How we cite our quotes: (Chapter.Paragraph)
Quote #7
Four Navajo military men wearing camouflage marched in, carrying the US flag, the New Mexico flag, the Navajo Nation flag, and the black POW/MIA flag. (22.7)
These four flags—carried in at a celebration that Chester's friends and family hold for him—represent Chester's many identities. (A POW/MIA flag is a "prisoner of war/missing in action" flag. Thank goodness Chester didn't go MIA, otherwise we wouldn't have his memoir).
Quote #8
I think about how, in my life, cultures have collided—the quiet of Navajo land giving way to military training, the strict order of military training exploding into the chaos of battle. (23.4)

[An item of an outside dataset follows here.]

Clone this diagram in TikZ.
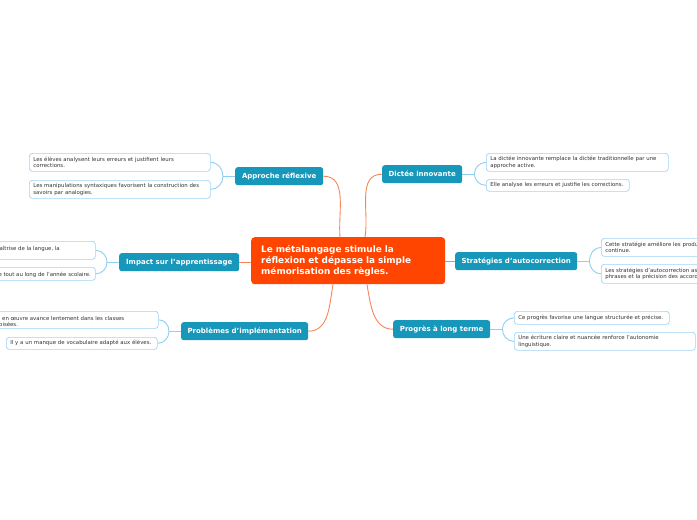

Chester reflects on the cultural and other upheavals he's experienced throughout his life. In using the world "collided," he suggests that these upheavals have been violent.
Quote #9
My fellow code talkers and I have become part of a new oral and written tradition, a Navajo victory, with our culture contributing to our country's defeat of a wily foe. (23.6)
Even though Chester is a modest guy, we can sense in his words here that he's proud of his own and his culture's contribution to the defeat of the Japanese. By saying that the code talkers have become "part of a new oral and written tradition," Chester's words also recall those stories he'd grown up listening to as a child. He's become a hero in his own Navajo tale.